There are primarily three sub-types of ADHD. Inattentive sub-type 1 is ADHD which those who manifest inattention without the presence of hyperactivity and impulsivity (Barkley, 2005). There is also ADHD sub-type 2 with symptomolgy related to hyperactivity and impulsivity (Barkley, 2005). Finally, there is ADHD combined sub-type which expresses the presence of all core characteristics of inattention, hyperactivity and impulsivity. According to Pediatrics (2000) early diagnosis and management of these conditions can redirect these youth for greater educational and psychosocial outcomes.
According to Kamphaus & Campbell (2006) complexity and differences in core symptomatology regarding the nature of this disorder brings forth the logical assumption; that if a clinician is to test and evaluate an individual for ADHD, the assessment must be dynamic with the utilization of many different testing scales, different methods and information that will be collected across many different environments (p. 327). With this dynamic evaluation one must also consider the presence or absence of other disorders so common with ADHD; such as Learning Disabilities, Anxiety Disorders, Oppositional Defiant Disorder, Conduct Disorder, and Depression (Pediatrics, 2000).
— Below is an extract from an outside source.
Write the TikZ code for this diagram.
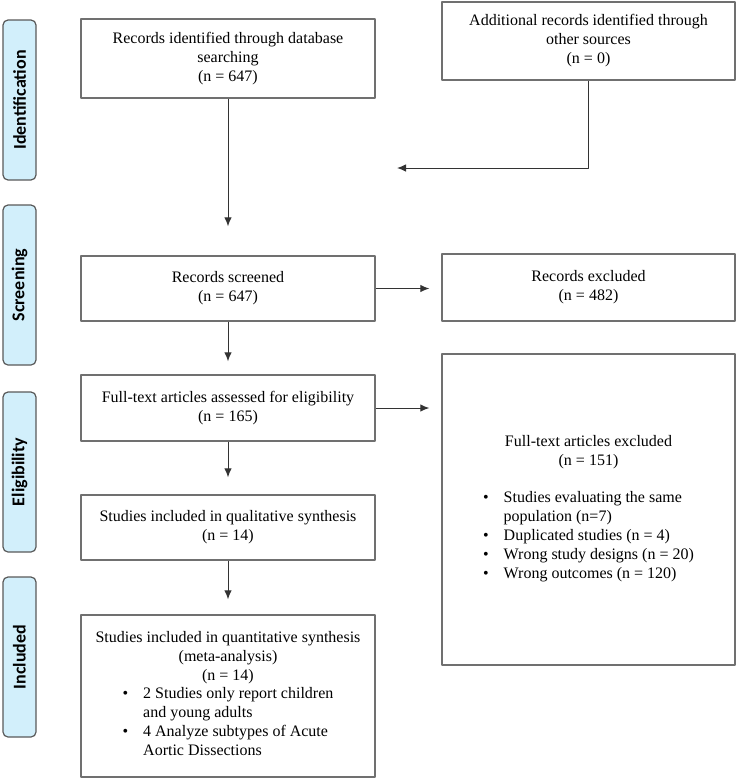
\documentclass[tikz,border=0pt]{standalone}
\usepackage{fontspec}
\setmainfont{Liberation Serif}
\newfontfamily\phasefont{Carlito}
\usetikzlibrary{arrows.meta,positioning}
\definecolor{phaseblue}{HTML}{D2EFFB}
\definecolor{boxgray}{HTML}{707070}

\begin{document}
\begin{tikzpicture}[line join=round,>={Latex[length=9pt,width=7.5pt]},x=1pt,y=-1pt]
\tikzset{every node/.style={font=\fontsize{16}{19}\selectfont}}
\tikzset{box/.style={draw=boxgray,line width=1.4pt,align=center,inner sep=0pt},
phase/.style={draw=black!65,line width=1.2pt,fill=phaseblue,rounded corners=5pt,rotate=90,
  minimum width=160,minimum height=33,inner sep=0pt,font=\phasefont\bfseries\fontsize{18}{20}\selectfont},
flow/.style={->,line width=1pt,black!80}}
\useasboundingbox (0,0) rectangle (738,779);
% phases
\node[phase] (idf) at (19.5,100) {Identification};
\node[phase] (scn) at (19.5,285) {Screening};
\node[phase] (elg) at (19.5,472) {Eligibility};
\node[phase] (inc) at (19.5,657) {Included};
% boxes
\node[box,minimum width=294,minimum height=79] (rid) at (228,58.5)
  {Records identified through database\\searching\\(n = 647)};
\node[box,minimum width=293,minimum height=78] (ros) at (588.5,41)
  {Additional records identified through\\other sources\\(n = 0)};
\node[box,minimum width=294,minimum height=65] (scr) at (228,288.5)
  {Records screened\\(n = 647)};
\node[box,minimum width=293,minimum height=67] (exc) at (588.5,287.5)
  {Records excluded\\(n = 482)};
\node[box,minimum width=294,minimum height=66] (fta) at (228,408)
  {Full-text articles assessed for eligibility\\(n = 165)};
\node[box,minimum width=293,minimum height=311] (fte) at (588.5,509.5)
  {Full-text articles excluded\\(n = 151)\\[19pt]
  \begin{tabular}{@{}l@{\hspace{15pt}}l@{}}
  \textbullet & Studies evaluating the same\\
   & population (n=7)\\
  \textbullet & Duplicated studies (n = 4)\\
  \textbullet & Wrong study designs (n = 20)\\
  \textbullet & Wrong outcomes (n = 120)
  \end{tabular}};
\node[box,minimum width=294,minimum height=65] (qal) at (228,527.5)
  {Studies included in qualitative synthesis\\(n = 14)};
\node[box,minimum width=294,minimum height=162] (qnt) at (228,696)
  {Studies included in quantitative synthesis\\(meta-analysis)\\(n = 14)\\
  \begin{tabular}{@{}l@{\hspace{15pt}}l@{}}
  \textbullet & 2 Studies only report children\\
   & and young adults\\
  \textbullet & 4 Analyze subtypes of Acute\\
   & Aortic Dissections
  \end{tabular}};
% arrows
\coordinate (a2) at (397,168);
\draw[flow,shorten >=29pt] (rid) -- (scr);
\draw[flow] (ros) |- (a2);
\draw[flow,shorten >=12pt] (scr) -- (scr -| exc.west);
\draw[flow,shorten >=13pt] (scr) -- (fta);
\draw[flow,shorten >=12pt] (fta) -- (fta -| fte.west);
\draw[flow,shorten >=17pt] (fta) -- (qal);
\draw[flow,shorten >=15pt] (qal) -- (qnt);
\end{tikzpicture}
\end{document}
A clinician according to Pediatrics (2000) should realize that a thorough assessment may also occupy as many as three visits by the patient and family.
In order to effectively account for the complex and dynamic variables in regards to ADHD symptomatology, there are specific processes in which one must assess in order to gain an accurate picture for diagnosis, with special emphasis and analysis of information obtained from the child, parents and teachers if possible (Barkley, 2005).